Today’s editorial – the first of five that will take a look at local candidates running for election on the Nov. 3 ballot – examines the race between District 98 State Rep. Mary Wolfe, D-Clinton, and her challenger Joma Short, a Republican from Clinton.
Wolfe, an attorney, has served in the Iowa House of Representatives since 2011 and is seeking her sixth term. Last session, she served as a ranking Democratic member of the House Judiciary Committee, and on the House Agriculture Committee, the Government Oversight Committee and the Ways and Means Committee, which deals with all things tax-related.
Short, who has a teacher’s license, has been a nonprofit developer, a television producer for a cable TV show, is a youth pastor and minister, and is the founder and director of the Upper Room, a creative and performing arts center that also is a house of prayer. She earned a bachelor of arts degree in youth ministries and pastoral studies with a minor in biblical studies and adolescent psychology and counseling. She has lived in Clinton for 2 1/2 years.
Short told us that government has always been important to her, that she expects things to be run well and to have leaders that have clarity and conviction. What she sees in Clinton, she says, is a lot of empty buildings, a need to create things for teens to do, and a lot of potential. She also is concerned with government having too much control in people’s lives.
She said that led her “to take responsibility for my town and my region” and to want to be a voice. She kicked around the idea of city level participation and whether to run for the Iowa Statehouse or Congress. She decided the Statehouse race was right for her.
Her top focuses would be economic growth and development, quality of life for young people and families, and jobs. She doesn’t think one person has all the answers and said she would first listen and speak with county supervisors and the mayor, city and county government, community leaders and parents.
Wolfe wants to be re-elected as she works to bring balance to state government. When she was first running for the seat in 2010, she said, Democrats had control of the House, Senate and Governor’s office. Then the House majority and Governor’s office flipped to Republican. In 2017, the Senate followed.
She points out that for the last four years, and really the six years prior, the Republican party has controlled the agenda. Whenever there are big issues that come up, “we see over and over again, they are put together behind closed doors with input from special interest groups and no input from a lot of the groups my colleagues think should be included,” whether they are bills related to taxes, public safety or natural resources.
Democrats make up almost one-half of Iowa’s voters and there’s a problem when Democrats are not allowed a seat at the table, she said.

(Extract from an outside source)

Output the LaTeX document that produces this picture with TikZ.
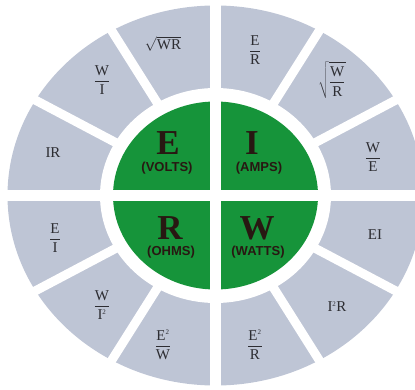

She said that lack of balance is affecting everything from collective bargaining rights and education funding (a portion of the state’s $300 million surplus in fiscal year 2020 could have helped increase and equalize school funding across the state, she says), to abortion rights and the Governor’s Invest in America plan that would raise the sales tax by one cent. She said Democrats fear money raised through that sales tax would go for income tax and property tax cuts. Her colleagues, she said, have a concern lawmakers would be taking a very regressive tax that would hit the elderly and others harder and use it to decrease, to some extent, the few progressive taxes the state has.
She said that to give Democrats a voice, the goal is to flip the House; all that is needed is a four-seat gain to do it. She said that would allow discussion to get things done, like directing more funding to rural and border counties to spur economic development. Four-laning U.S. 30 is paramount, she said, but she doesn’t think that will happen under Iowa Gov. Kim Reynolds’ administration.
She points out that House District 98 is a purple-ish district, which makes it important to find common ground and be able to take a more moderate viewpoint.
During our interviews with both candidates, it’s easy to see both are passionate about the Clinton area. What it comes down to for area voters is whether they want a candidate who is new and will fall in line with the Republican majority, or one who has experience, and knows that the long-time Republican trifecta needs to be dismantled for representation of all Iowans.
Editor’s note: This is the first in a series of editorials exploring how local and state candidates’ policies would impact the Gateway area. The Clinton Herald will not be endorsing a candidate in these races. These editorials are designed to help voters decide which candidate would be better for their interests as individuals and their interests as part of a broader Eastern Iowa region.